My understanding from guys who do a lot of third-world fucking is that doing this kind of thing is not as easy as it once was, since women in countries with zero child support or alimony laws tend to be a little more choosy about the men they have sex with without condoms (apparently this is a big thing in Colombia, as one example).
Regardless, if you only want to have kids with third-world women in third-world countries where you don’t live and are not a citizen, this indeed is a way around many of the negatives I mentioned in the first article about having kids. Obviously I don’t recommend being a total asshole about it like the old man I just spoke about though.
6. Impregnate married women.
Oh Jesus. This is another option I don’t recommend but that I admit is available. Because monogamy doesn’t work, around 18% of children born are not the child of the fathers they think they are. If you impregnate a woman who is married, in all likelihood she’ll just assume the baby is her husband’s (or know it’s not husband’s and just not tell him), freeing you of any financial obligation. Obviously you won’t be able to actually raise your child though.

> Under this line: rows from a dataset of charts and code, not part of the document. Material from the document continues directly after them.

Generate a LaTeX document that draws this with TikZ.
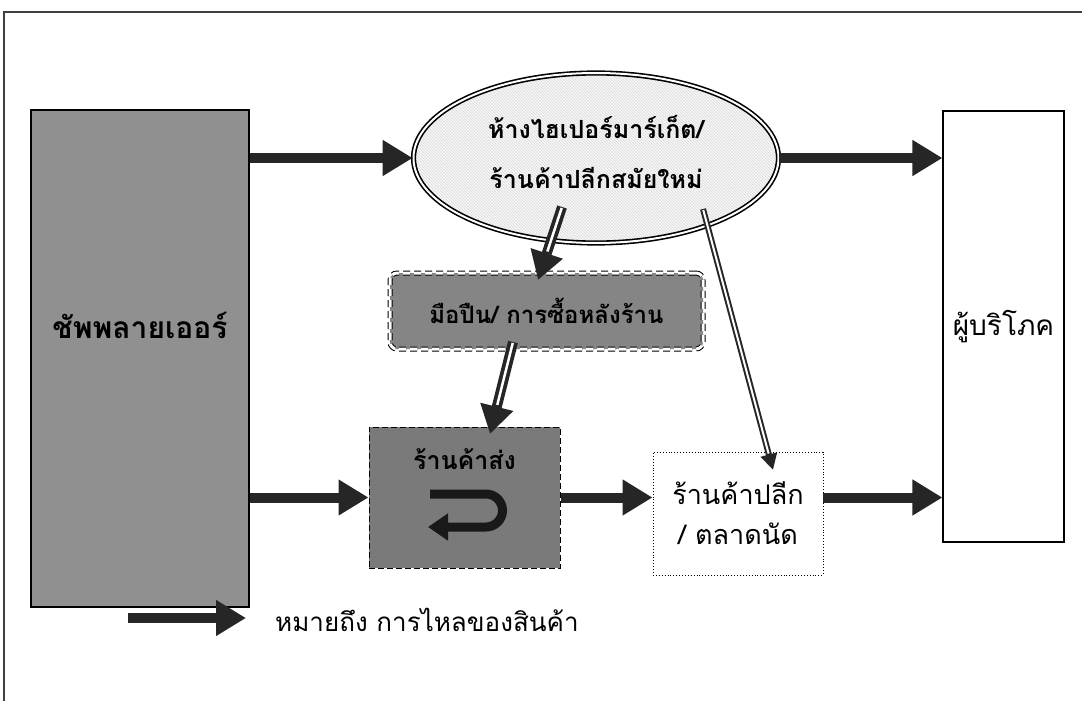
\documentclass[tikz,border=0pt]{standalone}
\usepackage{fontspec}
\newfontfamily\thai[Script=Thai]{Loma}
\usetikzlibrary{arrows.meta,shapes.geometric,patterns}
\definecolor{supgray}{HTML}{909090}
\definecolor{midgray}{HTML}{858585}
\definecolor{whsgray}{HTML}{7A7A7A}
\definecolor{arrowgray}{HTML}{262626}
\begin{document}
\begin{tikzpicture}[x=1pt,y=-1pt,
  flow/.style={line width=10pt, draw=arrowgray, -{Triangle[length=30pt,width=34pt]}},
  dblflow/.style={draw=arrowgray, line width=10pt, -{Triangle[length=28pt,width=32pt]},
     postaction={draw=white, line width=2.5pt, shorten >=30pt, shorten <=1pt, -}},
  thinflow/.style={draw=arrowgray, line width=6pt, -{Triangle[length=16pt,width=16pt]},
     postaction={draw=white, line width=2pt, shorten >=17pt, shorten <=1pt, -}},
  plainbox/.style={draw, line width=1.1pt, inner sep=0pt},
]
\useasboundingbox (0,0) rectangle (1082,701);
\draw[line width=1.2pt, black!75] (4,701) -- (4,12) -- (1082,12);

% nodes
\node[plainbox, fill=supgray, minimum width=218pt, minimum height=497pt,
      label={[font=\thai\bfseries\fontsize{30}{36}\selectfont, yshift=33pt]center:ชัพพลายเออร์}] (sup) at (140,358.5) {};
\node[plainbox, minimum width=121pt, minimum height=431pt,
      font=\thai\fontsize{28}{34}\selectfont] (con) at (1003.5,326.5) {ผู้บริโภค};
\node[ellipse, draw, line width=1.6pt, double=white, double distance=2pt,
      minimum width=365pt, minimum height=170pt, inner sep=0pt,
      preaction={fill=gray!6}, pattern=north west lines, pattern color=gray!30,
      label={[align=center, font=\thai\bfseries\fontsize{25}{50}\selectfont, yshift=6pt]center:ห้างไฮเปอร์มาร์เก็ต/\\ร้านค้าปลีกสมัยใหม่}] (ell) at (596,158) {};
\node[draw, line width=1pt, dash pattern=on 7pt off 4pt, double=white, double distance=3pt,
      rounded corners=7pt, fill=midgray, minimum width=313pt, minimum height=76pt, inner sep=0pt,
      font=\thai\bfseries\fontsize{24}{28}\selectfont] (mid) at (546.5,311) {มือปืน/ การซื้อหลังร้าน};
\node[draw, line width=1pt, dash pattern=on 6pt off 3pt, fill=whsgray,
      minimum width=191pt, minimum height=141pt, inner sep=0pt,
      label={[font=\thai\bfseries\fontsize{25}{30}\selectfont, yshift=38pt]center:ร้านค้าส่ง}] (whs) at (464.5,497.5) {};
\node[draw, line width=0.9pt, dotted, fill=white, minimum width=170pt, minimum height=123pt, inner sep=0pt,
      align=center, font=\thai\fontsize{27}{40}\selectfont] (ret) at (738,513.5) {ร้านค้าปลีก\\/ ตลาดนัด};

% U-turn arrow inside wholesale box
\coordinate (u1) at (430,494);
\coordinate (u2) at (486,494);
\coordinate (u3) at (428,527);
\draw[line width=9pt, draw=black!90, -{Triangle[length=20pt,width=26pt]}]
  (u1) -- (u2) arc[start angle=-90, end angle=90, radius=16.5] -- (u3);

% horizontal flows
\draw[flow] (sup.east |- ell.west) -- (ell.west);
\draw[flow] (ell.east) -- (ell.east -| con.west);
\draw[flow] (sup.east |- whs.east) -- (whs.west);
\draw[flow] (whs.east) -- (whs.east -| ret.west);
\draw[flow] (ret.east |- whs.east) -- (con.west |- whs.east);

% slanted flows
\coordinate (e1) at (562,207);
\coordinate (m1) at (538,280);
\coordinate (m2) at (513,342);
\coordinate (w1) at (490,434);
\coordinate (e2) at (703,209);
\coordinate (r1) at (773,470);
\draw[dblflow] (e1) -- (m1);
\draw[dblflow] (m2) -- (w1);
\draw[thinflow] (e2) -- (r1);

% legend
\coordinate (la) at (128,618);
\coordinate (lb) at (246,618);
\draw[flow] (la) -- (lb);
\node[anchor=west, font=\thai\fontsize{26}{30}\selectfont, inner sep=0pt] (leg) at (275,620) {หมายถึง การไหลของสินค้า};
\end{tikzpicture}
\end{document}
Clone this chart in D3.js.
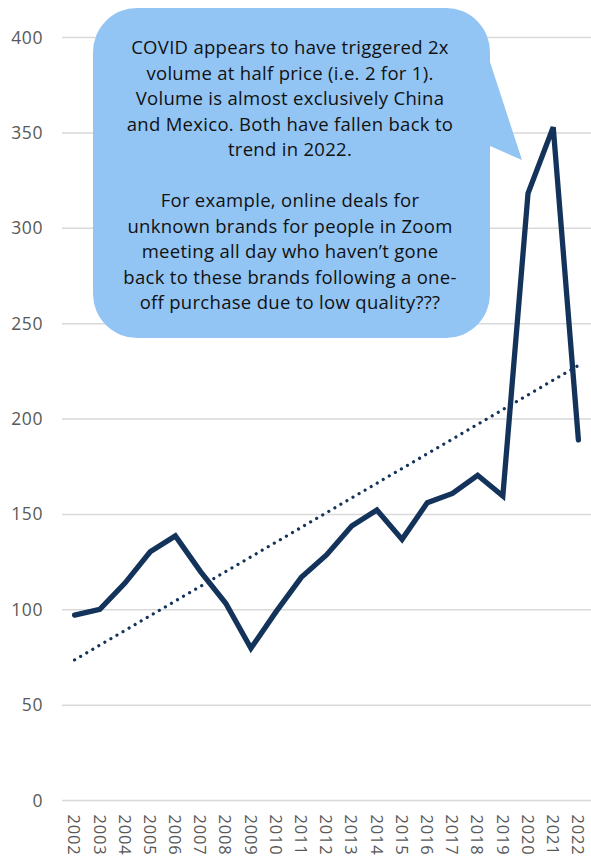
<!DOCTYPE html>
<html><head><meta charset="utf-8">
<script src="https://cdn.jsdelivr.net/npm/d3@7"></script>
<style>body{margin:0;background:#fff;}svg{display:block;}</style>
</head><body>
<svg id="chart" width="591" height="859"></svg>
<script>
const years = ["2002","2003","2004","2005","2006","2007","2008","2009","2010","2011","2012","2013","2014","2015","2016","2017","2018","2019","2020","2021","2022"];
const values = [97.2,100.2,114,130.4,138.7,120,103.4,79.8,99,117,128.7,143.9,152.3,136.9,156.1,161,170.5,159.6,318.3,353,189];
const yTicks = [0,50,100,150,200,250,300,350,400];
const calloutLines = [
  "COVID appears to have triggered 2x",
  "volume at half price (i.e. 2 for 1).",
  "Volume is almost exclusively China",
  "and Mexico. Both have fallen back to",
  "trend in 2022.",
  "",
  "For example, online deals for",
  "unknown brands for people in Zoom",
  "meeting all day who haven\u2019t gone",
  "back to these brands following a one-",
  "off purchase due to low quality???"
];

const svg = d3.select("#chart");
const plotLeft = 62, plotRight = 591, plotTop = 37.5, plotBottom = 800.5;
const x = d3.scalePoint().domain(years).range([plotLeft, plotRight]).padding(0.5);
const y = d3.scaleLinear().domain([0,400]).range([plotBottom, plotTop]);
const font = "'Open Sans', Lato, sans-serif";

// gridlines
svg.append("g").selectAll("line").data(yTicks).join("line")
  .attr("x1", plotLeft).attr("x2", plotRight)
  .attr("y1", d => y(d)).attr("y2", d => y(d))
  .attr("stroke", "#d9d9d9").attr("stroke-width", 1.5);

// y axis labels
const yAxis = svg.append("g").attr("transform", `translate(${plotLeft},0)`)
  .call(d3.axisLeft(y).tickValues(yTicks).tickSize(0).tickPadding(19));
yAxis.select(".domain").remove();
yAxis.selectAll("text").attr("font-family", font).attr("font-size", 17.5)
  .attr("letter-spacing", 0.6).attr("fill", "#595959");

// x axis labels rotated
const xAxis = svg.append("g").attr("transform", `translate(0,${plotBottom})`)
  .call(d3.axisBottom(x).tickSize(0).tickPadding(0));
xAxis.select(".domain").remove();
xAxis.selectAll("text")
  .attr("font-family", font).attr("font-size", 16.5).attr("fill", "#595959")
  .attr("letter-spacing", 0.8)
  .attr("text-anchor", "start")
  .attr("dy", "0.35em")
  .attr("transform", "translate(-1,14) rotate(90)")
  .attr("x", 0).attr("y", 0);

// trend line (least squares)
const idx = values.map((v,i)=>i);
const mx = d3.mean(idx), my = d3.mean(values);
const slope = d3.sum(idx.map((i)=> (i-mx)*(values[i]-my))) / d3.sum(idx.map(i=>(i-mx)*(i-mx)));
const icpt = my - slope*mx;
const trend = [years[0], years[years.length-1]].map((yr)=>{const i=years.indexOf(yr);return [x(yr), y(icpt+slope*i)];});
svg.append("path").attr("d", d3.line()(trend))
  .attr("fill","none").attr("stroke","#14335a").attr("stroke-width",3.2)
  .attr("stroke-linecap","round").attr("stroke-dasharray","0.01 7");

// main line
svg.append("path").datum(values)
  .attr("d", d3.line().x((d,i)=>x(years[i])).y(d=>y(d)))
  .attr("fill","none").attr("stroke","#14335a").attr("stroke-width",5.3)
  .attr("stroke-linejoin","miter").attr("stroke-linecap","round");

// callout
const bx0=93, bx1=490, by0=8, by1=338, r=44;
const p = d3.path();
p.moveTo(bx0+r, by0);
p.lineTo(bx1-r, by0);
p.arcTo(bx1, by0, bx1, by0+r, r);
p.lineTo(bx1, 62);
p.lineTo(522, 160);
p.lineTo(bx1, 146);
p.lineTo(bx1, by1-r);
p.arcTo(bx1, by1, bx1-r, by1, r);
p.lineTo(bx0+r, by1);
p.arcTo(bx0, by1, bx0, by1-r, r);
p.lineTo(bx0, by0+r);
p.arcTo(bx0, by0, bx0+r, by0, r);
p.closePath();
svg.append("path").attr("d", p.toString()).attr("fill","#93c5f4");

svg.append("g").selectAll("text").data(calloutLines).join("text")
  .attr("x", 290).attr("y", (d,i)=>48 + i*25.5)
  .attr("dy","0.35em")
  .attr("text-anchor","middle")
  .attr("font-family", font).attr("font-size", 18.5).attr("letter-spacing", 0.3)
  .attr("fill","#111")
  .text(d=>d);
</script>
</body></html>
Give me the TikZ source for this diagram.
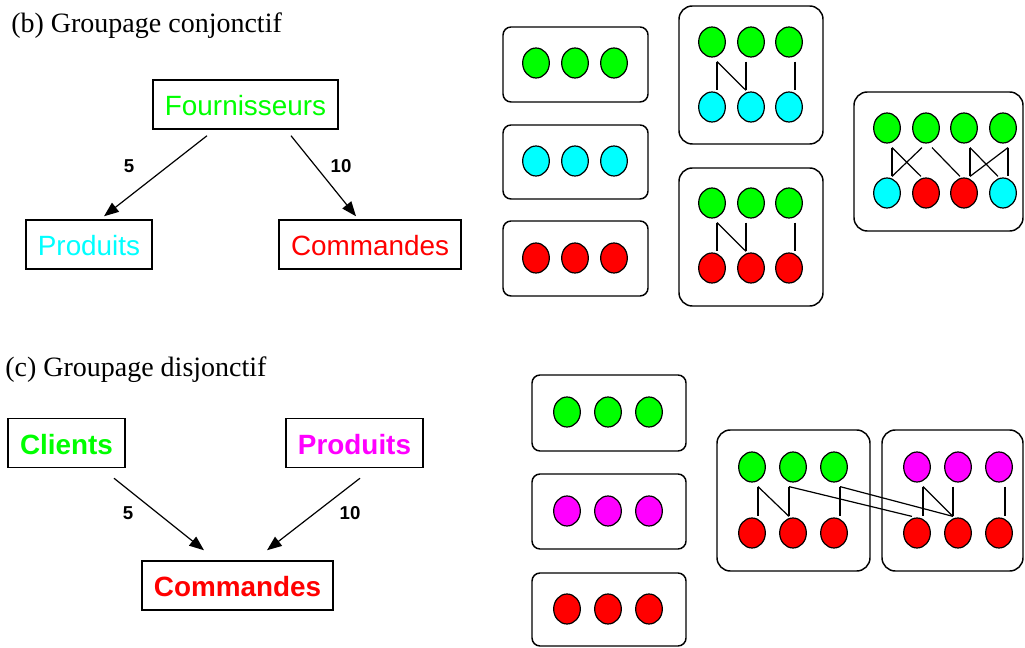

If you’re desperate to have kids but want to do so while getting around some of the negatives, there may be a few other ways to do it that I haven’t mentioned above. Just realize that they all require some very odd lifestyle choices in which the vast majority of the men reading these words will have little interest.
As always, having kids is one of the largest decisions of your entire life, with life-long ramifications, both good and bad, that you need to evaluate and be prepared for. Thus, I will repeat my rule I stated in the last article about this: YOU SHOULD NOT HAVE KIDS UNLESS YOUR DESIRE TO HAVE KIDS IS AT LEAST AN EIGHT ON THE ONE TO TEN SCALE. If your attitude about having kids in the future is “eh, maybe” or “eh, I don’t know” then you should not have kids.